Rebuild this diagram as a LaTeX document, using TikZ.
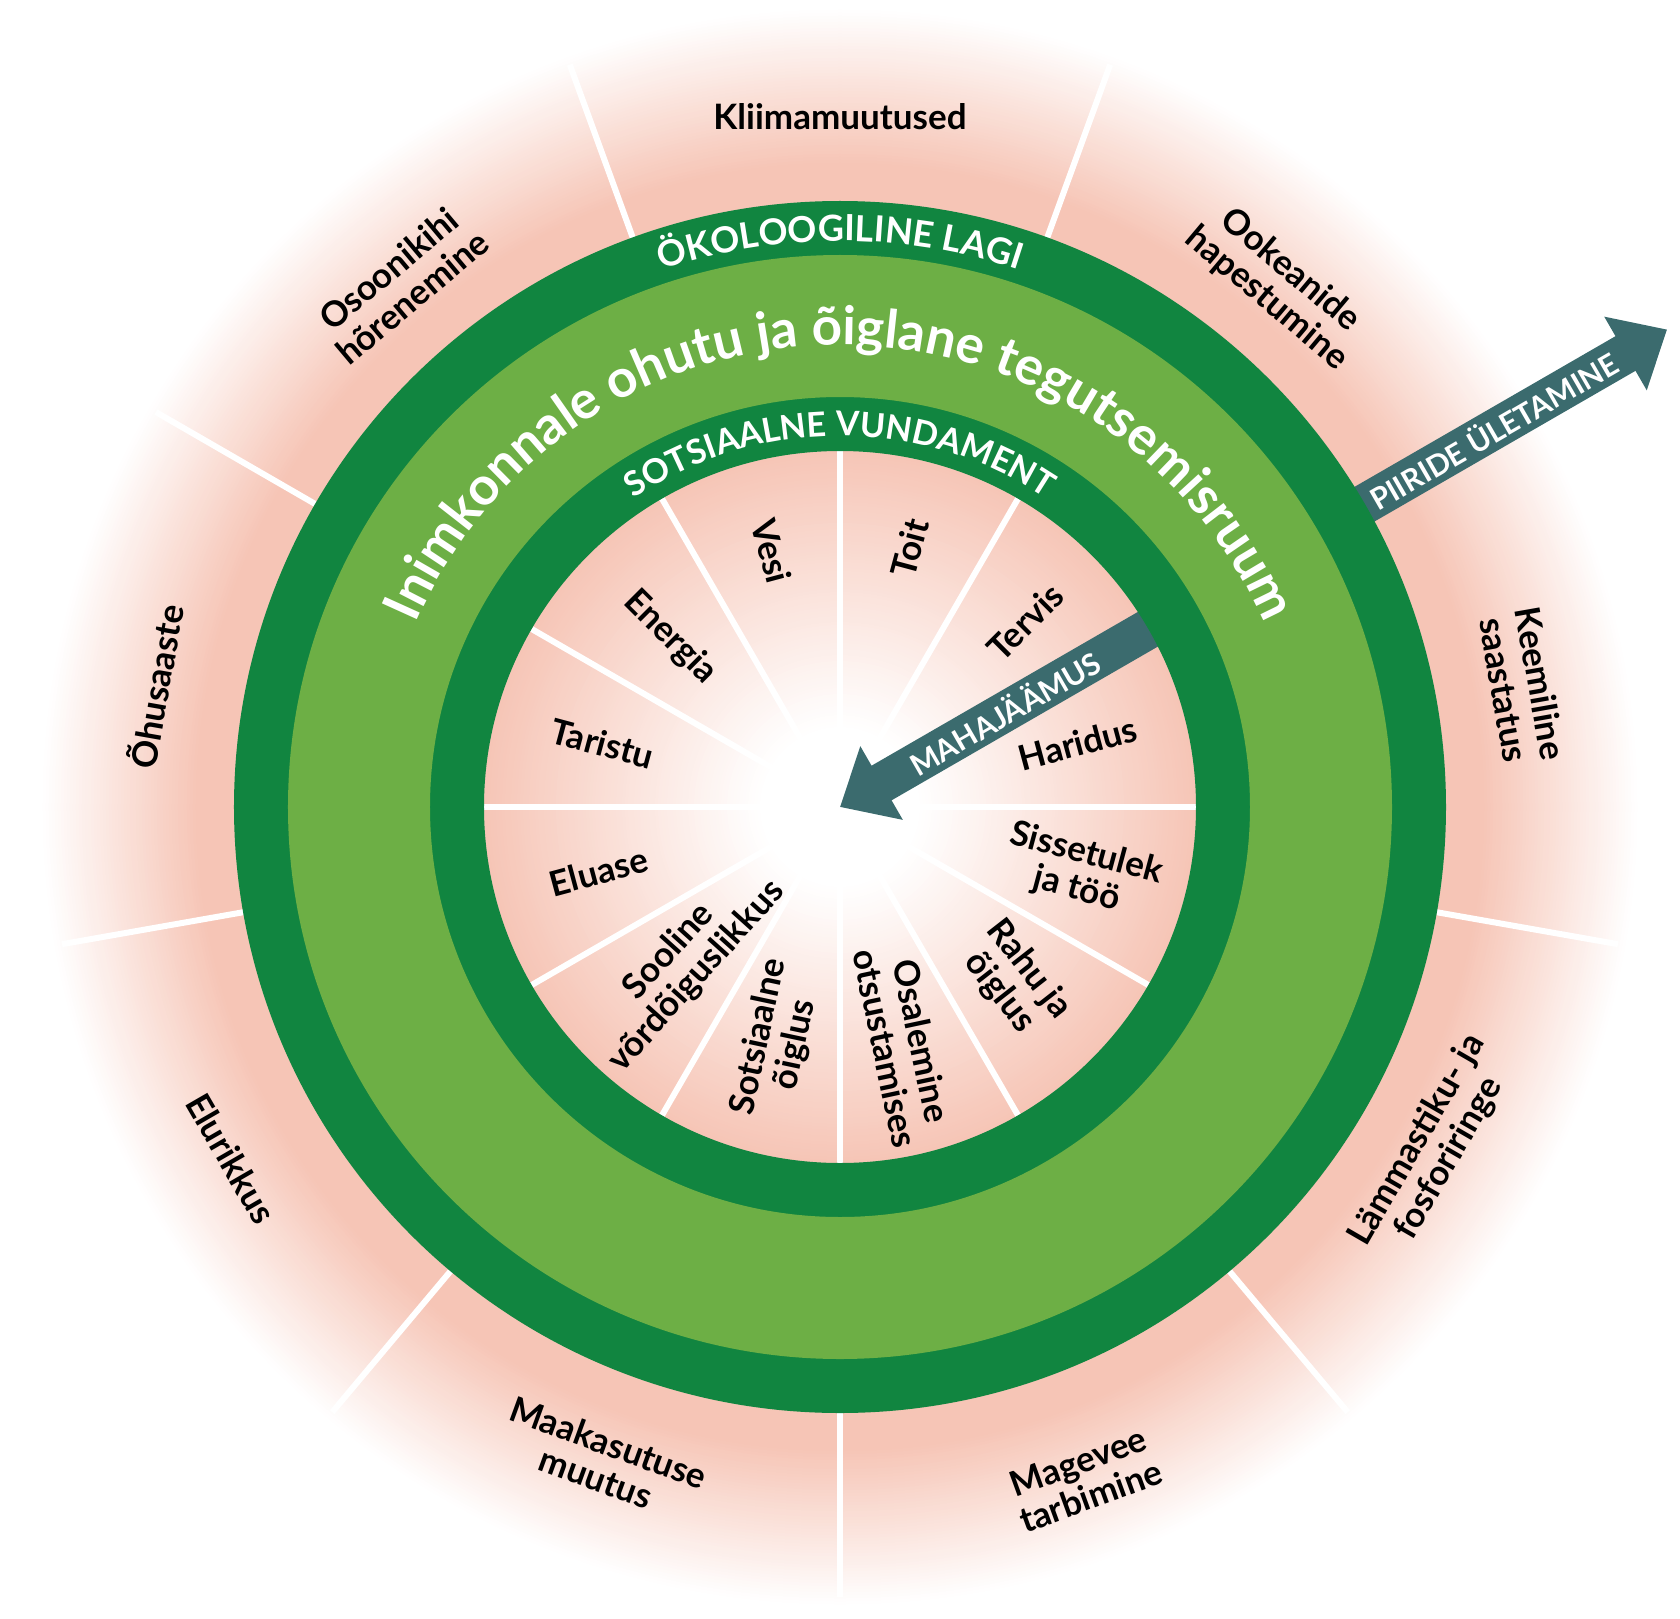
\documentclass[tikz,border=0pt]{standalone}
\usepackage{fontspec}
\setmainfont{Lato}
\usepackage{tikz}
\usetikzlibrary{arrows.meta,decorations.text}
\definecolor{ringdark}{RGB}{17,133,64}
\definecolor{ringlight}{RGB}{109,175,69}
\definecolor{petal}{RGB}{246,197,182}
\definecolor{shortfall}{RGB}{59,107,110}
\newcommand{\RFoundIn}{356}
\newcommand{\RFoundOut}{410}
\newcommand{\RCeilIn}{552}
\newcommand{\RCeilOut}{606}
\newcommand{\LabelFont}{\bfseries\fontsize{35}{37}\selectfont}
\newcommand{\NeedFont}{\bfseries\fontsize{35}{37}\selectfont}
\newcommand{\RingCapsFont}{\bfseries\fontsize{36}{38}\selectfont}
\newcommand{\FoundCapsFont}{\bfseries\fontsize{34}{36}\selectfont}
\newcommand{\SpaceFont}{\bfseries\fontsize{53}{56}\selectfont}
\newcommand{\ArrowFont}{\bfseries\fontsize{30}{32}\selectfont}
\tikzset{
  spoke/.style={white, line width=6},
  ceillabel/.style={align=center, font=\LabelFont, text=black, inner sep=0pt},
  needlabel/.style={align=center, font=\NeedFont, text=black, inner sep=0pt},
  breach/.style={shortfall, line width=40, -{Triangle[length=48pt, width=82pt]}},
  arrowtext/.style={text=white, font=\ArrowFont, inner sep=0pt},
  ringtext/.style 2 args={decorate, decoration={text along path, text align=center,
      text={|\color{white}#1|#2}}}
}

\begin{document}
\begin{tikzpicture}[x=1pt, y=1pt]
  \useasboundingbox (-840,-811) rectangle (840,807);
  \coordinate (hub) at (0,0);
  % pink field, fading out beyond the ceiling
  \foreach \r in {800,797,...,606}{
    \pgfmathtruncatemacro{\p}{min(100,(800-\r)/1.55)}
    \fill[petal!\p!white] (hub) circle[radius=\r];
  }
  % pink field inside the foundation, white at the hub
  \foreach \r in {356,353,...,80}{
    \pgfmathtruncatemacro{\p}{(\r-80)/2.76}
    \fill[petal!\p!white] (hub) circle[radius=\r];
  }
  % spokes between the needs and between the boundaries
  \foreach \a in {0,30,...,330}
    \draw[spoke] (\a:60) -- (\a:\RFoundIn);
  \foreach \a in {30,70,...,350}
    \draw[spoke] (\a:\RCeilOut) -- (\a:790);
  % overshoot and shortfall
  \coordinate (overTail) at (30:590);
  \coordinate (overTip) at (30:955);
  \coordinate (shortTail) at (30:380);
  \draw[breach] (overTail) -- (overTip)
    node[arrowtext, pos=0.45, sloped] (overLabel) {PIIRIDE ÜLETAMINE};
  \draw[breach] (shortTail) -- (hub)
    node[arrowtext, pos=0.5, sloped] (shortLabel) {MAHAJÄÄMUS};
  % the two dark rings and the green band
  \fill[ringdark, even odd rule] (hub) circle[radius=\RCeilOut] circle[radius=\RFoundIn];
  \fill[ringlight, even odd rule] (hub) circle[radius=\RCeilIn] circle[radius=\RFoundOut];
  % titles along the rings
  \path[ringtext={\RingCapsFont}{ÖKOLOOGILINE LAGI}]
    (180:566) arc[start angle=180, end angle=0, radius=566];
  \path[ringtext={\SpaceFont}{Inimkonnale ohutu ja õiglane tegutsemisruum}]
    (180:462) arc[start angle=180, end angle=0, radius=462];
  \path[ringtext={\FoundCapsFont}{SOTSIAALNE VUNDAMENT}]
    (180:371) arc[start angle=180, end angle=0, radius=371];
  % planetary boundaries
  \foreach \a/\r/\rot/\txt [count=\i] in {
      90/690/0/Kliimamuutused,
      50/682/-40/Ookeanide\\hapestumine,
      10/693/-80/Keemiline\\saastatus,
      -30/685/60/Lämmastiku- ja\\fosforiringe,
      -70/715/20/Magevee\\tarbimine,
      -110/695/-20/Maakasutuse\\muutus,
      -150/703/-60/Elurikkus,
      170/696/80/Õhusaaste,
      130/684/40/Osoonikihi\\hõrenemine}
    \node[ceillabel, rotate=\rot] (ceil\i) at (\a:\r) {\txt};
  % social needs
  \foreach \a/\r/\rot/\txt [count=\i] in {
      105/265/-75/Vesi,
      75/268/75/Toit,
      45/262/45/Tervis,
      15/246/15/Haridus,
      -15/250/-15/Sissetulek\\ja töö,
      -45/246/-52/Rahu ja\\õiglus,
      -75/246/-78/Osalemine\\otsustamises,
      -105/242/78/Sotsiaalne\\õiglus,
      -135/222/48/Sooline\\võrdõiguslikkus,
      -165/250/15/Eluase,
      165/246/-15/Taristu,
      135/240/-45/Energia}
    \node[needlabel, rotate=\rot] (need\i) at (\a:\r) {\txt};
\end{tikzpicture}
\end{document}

◆ **THE REQUEST**
Make an exact copy of the listing above. Do not include the pictures.

◆ **TASK RESPONSE**
Rebuild this diagram as a LaTeX document, using TikZ.
\documentclass[tikz,border=0pt]{standalone}
\usepackage{fontspec}
\setmainfont{Lato}
\usepackage{tikz}
\usetikzlibrary{arrows.meta,decorations.text}
\definecolor{ringdark}{RGB}{17,133,64}
\definecolor{ringlight}{RGB}{109,175,69}
\definecolor{petal}{RGB}{246,197,182}
\definecolor{shortfall}{RGB}{59,107,110}
\newcommand{\RFoundIn}{356}
\newcommand{\RFoundOut}{410}
\newcommand{\RCeilIn}{552}
\newcommand{\RCeilOut}{606}
\newcommand{\LabelFont}{\bfseries\fontsize{35}{37}\selectfont}
\newcommand{\NeedFont}{\bfseries\fontsize{35}{37}\selectfont}
\newcommand{\RingCapsFont}{\bfseries\fontsize{36}{38}\selectfont}
\newcommand{\FoundCapsFont}{\bfseries\fontsize{34}{36}\selectfont}
\newcommand{\SpaceFont}{\bfseries\fontsize{53}{56}\selectfont}
\newcommand{\ArrowFont}{\bfseries\fontsize{30}{32}\selectfont}
\tikzset{
  spoke/.style={white, line width=6},
  ceillabel/.style={align=center, font=\LabelFont, text=black, inner sep=0pt},
  needlabel/.style={align=center, font=\NeedFont, text=black, inner sep=0pt},
  breach/.style={shortfall, line width=40, -{Triangle[length=48pt, width=82pt]}},
  arrowtext/.style={text=white, font=\ArrowFont, inner sep=0pt},
  ringtext/.style 2 args={decorate, decoration={text along path, text align=center,
      text={|\color{white}#1|#2}}}
}

\begin{document}
\begin{tikzpicture}[x=1pt, y=1pt]
  \useasboundingbox (-840,-811) rectangle (840,807);
  \coordinate (hub) at (0,0);
  % pink field, fading out beyond the ceiling
  \foreach \r in {800,797,...,606}{
    \pgfmathtruncatemacro{\p}{min(100,(800-\r)/1.55)}
    \fill[petal!\p!white] (hub) circle[radius=\r];
  }
  % pink field inside the foundation, white at the hub
  \foreach \r in {356,353,...,80}{
    \pgfmathtruncatemacro{\p}{(\r-80)/2.76}
    \fill[petal!\p!white] (hub) circle[radius=\r];
  }
  % spokes between the needs and between the boundaries
  \foreach \a in {0,30,...,330}
    \draw[spoke] (\a:60) -- (\a:\RFoundIn);
  \foreach \a in {30,70,...,350}
    \draw[spoke] (\a:\RCeilOut) -- (\a:790);
  % overshoot and shortfall
  \coordinate (overTail) at (30:590);
  \coordinate (overTip) at (30:955);
  \coordinate (shortTail) at (30:380);
  \draw[breach] (overTail) -- (overTip)
    node[arrowtext, pos=0.45, sloped] (overLabel) {PIIRIDE ÜLETAMINE};
  \draw[breach] (shortTail) -- (hub)
    node[arrowtext, pos=0.5, sloped] (shortLabel) {MAHAJÄÄMUS};
  % the two dark rings and the green band
  \fill[ringdark, even odd rule] (hub) circle[radius=\RCeilOut] circle[radius=\RFoundIn];
  \fill[ringlight, even odd rule] (hub) circle[radius=\RCeilIn] circle[radius=\RFoundOut];
  % titles along the rings
  \path[ringtext={\RingCapsFont}{ÖKOLOOGILINE LAGI}]
    (180:566) arc[start angle=180, end angle=0, radius=566];
  \path[ringtext={\SpaceFont}{Inimkonnale ohutu ja õiglane tegutsemisruum}]
    (180:462) arc[start angle=180, end angle=0, radius=462];
  \path[ringtext={\FoundCapsFont}{SOTSIAALNE VUNDAMENT}]
    (180:371) arc[start angle=180, end angle=0, radius=371];
  % planetary boundaries
  \foreach \a/\r/\rot/\txt [count=\i] in {
      90/690/0/Kliimamuutused,
      50/682/-40/Ookeanide\\hapestumine,
      10/693/-80/Keemiline\\saastatus,
      -30/685/60/Lämmastiku- ja\\fosforiringe,
      -70/715/20/Magevee\\tarbimine,
      -110/695/-20/Maakasutuse\\muutus,
      -150/703/-60/Elurikkus,
      170/696/80/Õhusaaste,
      130/684/40/Osoonikihi\\hõrenemine}
    \node[ceillabel, rotate=\rot] (ceil\i) at (\a:\r) {\txt};
  % social needs
  \foreach \a/\r/\rot/\txt [count=\i] in {
      105/265/-75/Vesi,
      75/268/75/Toit,
      45/262/45/Tervis,
      15/246/15/Haridus,
      -15/250/-15/Sissetulek\\ja töö,
      -45/246/-52/Rahu ja\\õiglus,
      -75/246/-78/Osalemine\\otsustamises,
      -105/242/78/Sotsiaalne\\õiglus,
      -135/222/48/Sooline\\võrdõiguslikkus,
      -165/250/15/Eluase,
      165/246/-15/Taristu,
      135/240/-45/Energia}
    \node[needlabel, rotate=\rot] (need\i) at (\a:\r) {\txt};
\end{tikzpicture}
\end{document}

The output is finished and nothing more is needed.